Code that draws figures
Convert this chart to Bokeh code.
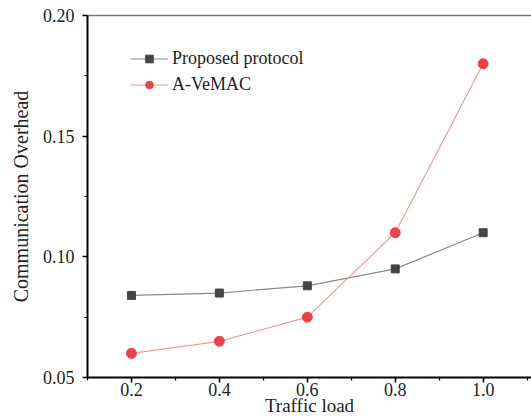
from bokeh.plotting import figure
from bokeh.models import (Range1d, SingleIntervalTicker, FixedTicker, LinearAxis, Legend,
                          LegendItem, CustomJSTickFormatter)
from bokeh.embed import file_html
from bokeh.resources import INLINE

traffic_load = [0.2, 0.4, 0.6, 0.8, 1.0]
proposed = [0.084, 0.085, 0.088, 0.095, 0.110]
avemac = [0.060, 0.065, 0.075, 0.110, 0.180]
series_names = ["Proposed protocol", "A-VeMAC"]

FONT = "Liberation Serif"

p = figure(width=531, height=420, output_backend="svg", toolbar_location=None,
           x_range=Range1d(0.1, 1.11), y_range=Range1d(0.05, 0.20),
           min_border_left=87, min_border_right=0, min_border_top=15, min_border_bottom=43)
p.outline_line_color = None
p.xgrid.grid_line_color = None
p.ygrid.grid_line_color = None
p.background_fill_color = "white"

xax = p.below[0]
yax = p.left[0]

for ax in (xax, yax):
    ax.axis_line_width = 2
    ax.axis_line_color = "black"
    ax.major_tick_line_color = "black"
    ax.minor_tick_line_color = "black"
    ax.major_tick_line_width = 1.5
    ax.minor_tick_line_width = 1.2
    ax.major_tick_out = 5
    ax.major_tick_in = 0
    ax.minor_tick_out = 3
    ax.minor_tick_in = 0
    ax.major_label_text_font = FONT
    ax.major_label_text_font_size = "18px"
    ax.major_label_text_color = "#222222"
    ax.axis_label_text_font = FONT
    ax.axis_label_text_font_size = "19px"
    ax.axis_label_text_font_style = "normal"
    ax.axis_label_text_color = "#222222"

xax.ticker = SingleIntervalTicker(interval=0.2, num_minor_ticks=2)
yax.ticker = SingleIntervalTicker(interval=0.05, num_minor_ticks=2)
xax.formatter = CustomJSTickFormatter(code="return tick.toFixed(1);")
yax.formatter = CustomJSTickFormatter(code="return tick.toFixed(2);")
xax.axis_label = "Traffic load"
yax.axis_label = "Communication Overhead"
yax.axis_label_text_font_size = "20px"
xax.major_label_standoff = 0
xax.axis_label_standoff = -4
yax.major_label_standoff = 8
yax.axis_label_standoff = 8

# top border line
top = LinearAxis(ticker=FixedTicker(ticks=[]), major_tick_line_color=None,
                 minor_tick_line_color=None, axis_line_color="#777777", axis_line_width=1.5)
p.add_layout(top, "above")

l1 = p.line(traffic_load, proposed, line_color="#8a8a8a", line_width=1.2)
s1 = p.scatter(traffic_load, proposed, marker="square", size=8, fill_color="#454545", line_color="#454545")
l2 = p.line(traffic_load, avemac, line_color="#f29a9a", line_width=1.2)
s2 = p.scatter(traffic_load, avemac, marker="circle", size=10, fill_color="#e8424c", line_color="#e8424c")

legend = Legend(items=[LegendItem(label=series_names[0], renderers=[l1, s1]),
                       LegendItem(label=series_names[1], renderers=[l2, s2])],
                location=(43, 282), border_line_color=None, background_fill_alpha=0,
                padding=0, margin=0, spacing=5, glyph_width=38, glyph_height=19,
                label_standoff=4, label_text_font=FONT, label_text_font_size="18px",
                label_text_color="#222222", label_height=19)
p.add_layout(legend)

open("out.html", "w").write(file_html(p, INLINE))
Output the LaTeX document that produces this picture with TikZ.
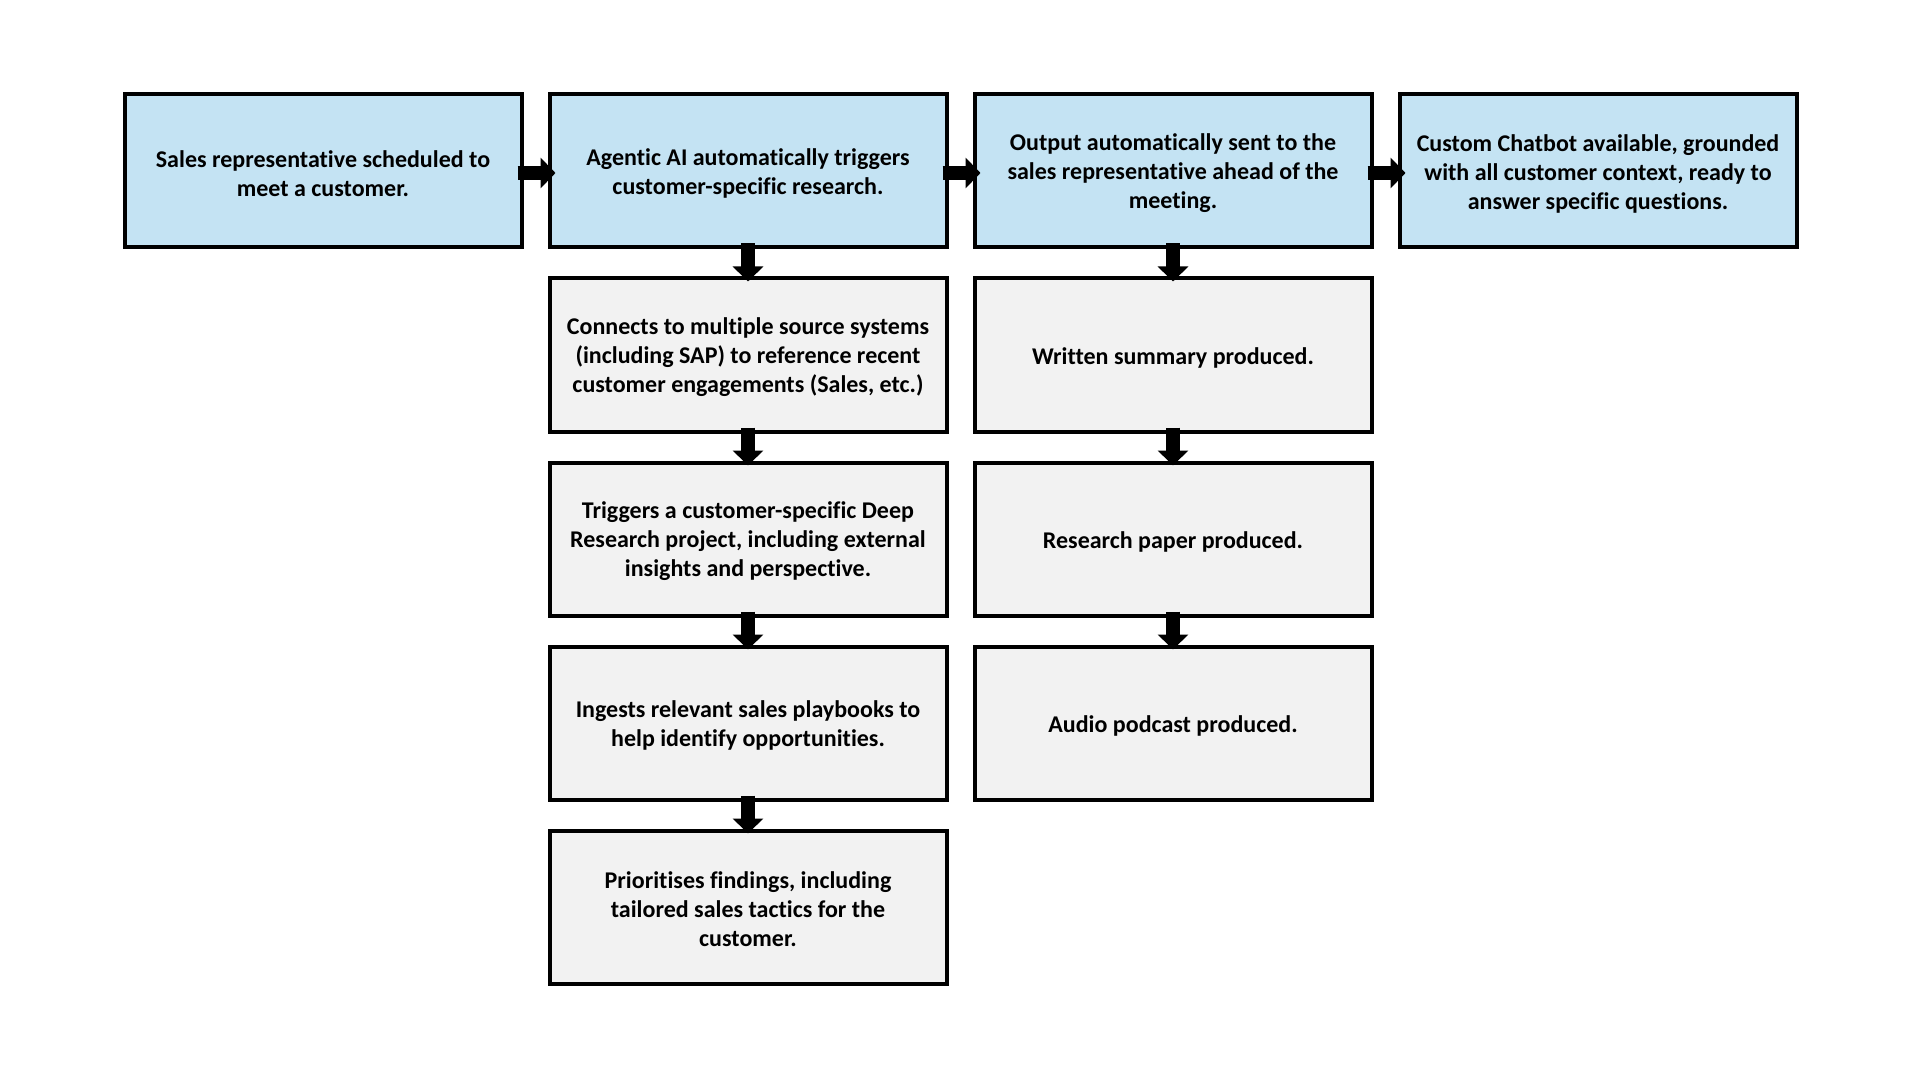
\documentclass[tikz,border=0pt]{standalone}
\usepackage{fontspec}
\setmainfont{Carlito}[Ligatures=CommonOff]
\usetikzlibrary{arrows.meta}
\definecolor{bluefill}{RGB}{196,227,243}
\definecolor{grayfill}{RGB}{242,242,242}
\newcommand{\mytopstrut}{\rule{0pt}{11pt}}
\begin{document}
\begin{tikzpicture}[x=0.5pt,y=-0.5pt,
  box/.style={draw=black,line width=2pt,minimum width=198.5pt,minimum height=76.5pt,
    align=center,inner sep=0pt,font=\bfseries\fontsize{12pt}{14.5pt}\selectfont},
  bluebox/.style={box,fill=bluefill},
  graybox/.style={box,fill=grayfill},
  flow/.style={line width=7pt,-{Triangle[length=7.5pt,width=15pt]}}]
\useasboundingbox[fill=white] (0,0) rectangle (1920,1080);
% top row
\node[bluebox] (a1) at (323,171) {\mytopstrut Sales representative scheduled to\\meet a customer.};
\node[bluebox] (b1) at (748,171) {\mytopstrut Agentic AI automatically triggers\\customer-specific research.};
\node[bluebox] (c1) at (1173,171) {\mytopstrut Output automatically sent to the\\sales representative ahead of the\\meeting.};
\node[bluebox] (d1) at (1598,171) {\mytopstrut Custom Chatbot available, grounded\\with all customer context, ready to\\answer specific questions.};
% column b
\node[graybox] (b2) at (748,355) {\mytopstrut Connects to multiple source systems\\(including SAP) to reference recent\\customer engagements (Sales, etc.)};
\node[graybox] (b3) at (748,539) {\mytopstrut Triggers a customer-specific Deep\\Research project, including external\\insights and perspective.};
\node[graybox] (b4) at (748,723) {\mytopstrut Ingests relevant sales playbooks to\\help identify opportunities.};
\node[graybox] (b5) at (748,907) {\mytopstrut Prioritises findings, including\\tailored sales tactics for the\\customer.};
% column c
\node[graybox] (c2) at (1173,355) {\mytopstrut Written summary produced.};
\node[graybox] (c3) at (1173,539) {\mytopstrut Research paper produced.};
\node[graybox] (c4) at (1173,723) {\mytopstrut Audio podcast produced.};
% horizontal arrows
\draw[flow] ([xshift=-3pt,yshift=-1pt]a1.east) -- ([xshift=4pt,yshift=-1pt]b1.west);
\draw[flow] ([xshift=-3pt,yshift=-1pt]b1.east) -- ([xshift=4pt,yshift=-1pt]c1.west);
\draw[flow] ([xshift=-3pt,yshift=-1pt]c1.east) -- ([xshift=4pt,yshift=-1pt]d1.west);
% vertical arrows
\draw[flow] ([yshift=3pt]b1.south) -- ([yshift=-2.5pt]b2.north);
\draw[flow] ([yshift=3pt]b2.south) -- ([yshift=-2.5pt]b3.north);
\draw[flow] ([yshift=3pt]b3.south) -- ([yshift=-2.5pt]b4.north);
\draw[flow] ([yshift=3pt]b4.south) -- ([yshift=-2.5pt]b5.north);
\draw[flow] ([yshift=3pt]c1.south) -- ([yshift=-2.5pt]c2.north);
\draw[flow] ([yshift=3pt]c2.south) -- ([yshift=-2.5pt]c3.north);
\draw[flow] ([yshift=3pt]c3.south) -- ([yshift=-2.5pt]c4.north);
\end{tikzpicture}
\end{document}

**Exercise aim:** With all pictures left out, please transcribe exactly the lines from the start of the material through the line with "yax = p.left[0]".

**Written response:**
Convert this chart to Bokeh code.
from bokeh.plotting import figure
from bokeh.models import (Range1d, SingleIntervalTicker, FixedTicker, LinearAxis, Legend,
                          LegendItem, CustomJSTickFormatter)
from bokeh.embed import file_html
from bokeh.resources import INLINE

traffic_load = [0.2, 0.4, 0.6, 0.8, 1.0]
proposed = [0.084, 0.085, 0.088, 0.095, 0.110]
avemac = [0.060, 0.065, 0.075, 0.110, 0.180]
series_names = ["Proposed protocol", "A-VeMAC"]

FONT = "Liberation Serif"

p = figure(width=531, height=420, output_backend="svg", toolbar_location=None,
           x_range=Range1d(0.1, 1.11), y_range=Range1d(0.05, 0.20),
           min_border_left=87, min_border_right=0, min_border_top=15, min_border_bottom=43)
p.outline_line_color = None
p.xgrid.grid_line_color = None
p.ygrid.grid_line_color = None
p.background_fill_color = "white"

xax = p.below[0]
yax = p.left[0]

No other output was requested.